Your post here seems to suggest applying common sense to the data we have. I suspect that won’t go over well with the CAGW believers either.
FWIW – I’d say that makes you 2 for 2.

Reply to  polarbearscience
August 31, 2014 8:32 am

Dr. Crockford, the other problem is the period over which they computed the standard deviation. Starting in 1979 or 1981, as the two charts posted in comments above do, does not even use the full satellite record going back to 1974 that was published in AR1, FAR. So the 2 sigma band is too tight.

Jeff Alberts
Reply to  polarbearscience
August 31, 2014 8:46 am

“Measurements that fall far outside of the two standard deviation range or consistently fall outside that range suggest that something unusual is occurring that can’t be explained by normal processes.”

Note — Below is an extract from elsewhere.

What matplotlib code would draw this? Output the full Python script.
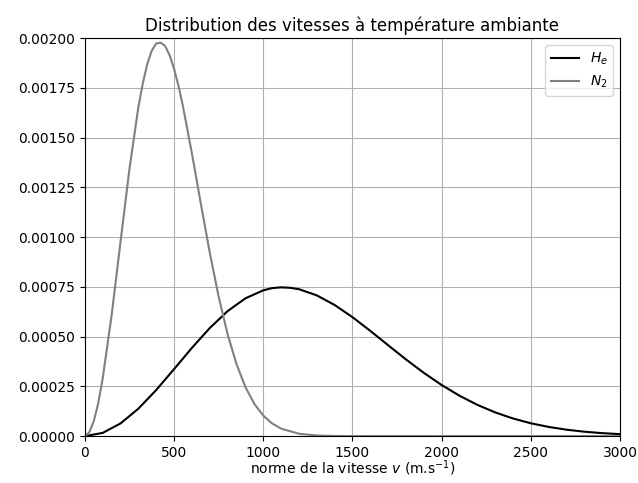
import matplotlib
matplotlib.use('Agg')
import matplotlib.pyplot as plt
from matplotlib.ticker import FormatStrFormatter

# vitesses (m/s) et densites
v_he = [0, 100, 200, 300, 400, 500, 600, 700, 800, 900, 1000, 1050, 1100,
        1150, 1200, 1300, 1400, 1500, 1600, 1700, 1800, 1900, 2000, 2100,
        2200, 2300, 2400, 2500, 2600, 2700, 2800, 2900, 3000]
f_he = [0.0, 1.64e-5, 6.39e-5, 1.381e-4, 2.319e-4, 3.368e-4, 4.436e-4,
        5.433e-4, 6.282e-4, 6.926e-4, 7.329e-4, 7.440e-4, 7.478e-4,
        7.456e-4, 7.385e-4, 7.074e-4, 6.590e-4, 5.979e-4, 5.289e-4,
        4.568e-4, 3.854e-4, 3.180e-4, 2.568e-4, 2.030e-4, 1.572e-4,
        1.192e-4, 8.87e-5, 6.46e-5, 4.62e-5, 3.24e-5, 2.23e-5, 1.51e-5,
        1.00e-5]

v_n2 = [0, 25, 50, 75, 100, 150, 200, 250, 300, 325, 350, 375, 400, 425,
        450, 475, 500, 525, 550, 600, 650, 700, 750, 800, 850, 900, 950,
        1000, 1050, 1100, 1200, 1300, 1400, 1500, 2000, 2500, 3000]
f_n2 = [0.0, 1.93e-5, 7.56e-5, 1.650e-4, 2.898e-4, 6.072e-4, 9.771e-4,
        1.3431e-3, 1.6537e-3, 1.7741e-3, 1.8704e-3, 1.9374e-3, 1.9731e-3,
        1.9775e-3, 1.9605e-3, 1.9142e-3, 1.8463e-3, 1.7592e-3, 1.6567e-3,
        1.4210e-3, 1.1683e-3, 9.224e-4, 7.005e-4, 5.125e-4, 3.617e-4,
        2.463e-4, 1.621e-4, 1.031e-4, 6.35e-5, 3.77e-5, 1.21e-5, 3.4e-6,
        8.5e-7, 2e-7, 0.0, 0.0, 0.0]

fig, ax = plt.subplots(figsize=(6.38, 4.83), dpi=100)
fig.subplots_adjust(left=0.133, right=0.972, top=0.921, bottom=0.097)

ax.plot(v_he, f_he, color='black', label='$H_e$')
ax.plot(v_n2, f_n2, color='grey', label='$N_2$')

ax.set_xlim(0, 3000)
ax.set_ylim(0, 0.002)
ax.set_yticks([i * 0.00025 for i in range(9)])
ax.yaxis.set_major_formatter(FormatStrFormatter('%.5f'))
ax.grid(True)
ax.set_xlabel('norme de la vitesse $v$ (m.s$^{-1}$)', labelpad=-1)
ax.set_title('Distribution des vitesses à température ambiante', pad=5)
ax.legend(loc='upper right')

fig.savefig('out.png', dpi=100)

Since NSIDC doesn’t know the “normal processes” enough to predict anything about sea ice, I’d say their statement is fairly meaningless.

RACookPE1978
Editor
Reply to  polarbearscience
August 31, 2014 10:31 pm

Thank yiou!
Good identification of the long-term trend of arctic sea ice compared to the “two standard deviations from normal” definition that NSIDC declares is correct.

Latitude
August 31, 2014 8:16 am

I will never understand how mostly intelligent people can fall for 1 million sq km …..is ice free
…that’s the size of Egypt

Jimbo
Reply to  Latitude
August 31, 2014 8:40 am

Latitutude, I am only taking their definition without argument, just like I take the 30 year period of data as climate. I agree it’s not ice-free but we need an accepted definition otherwise we would all be going round in circles. Is the Arctic ice free yet? Yes it is, not it’s not, yes it is, no it’s not…….. 😉

Dr. Judith Curry
‘Ice free’ is put in quotes, because ‘ice free’ as commonly used doesn’t mean free of ice, as in zero ice. The usual definition of ‘ice free’ Arctic is ice extent below 1 M sq km (current minimum extent is around 3.5 M sq km). This definition is used because it is very difficult to melt the thick ice around the Canadian Archipelago. And the issue of ‘ice free’ in the 21st century is pretty much a non issue if your require this thick ice to disappear.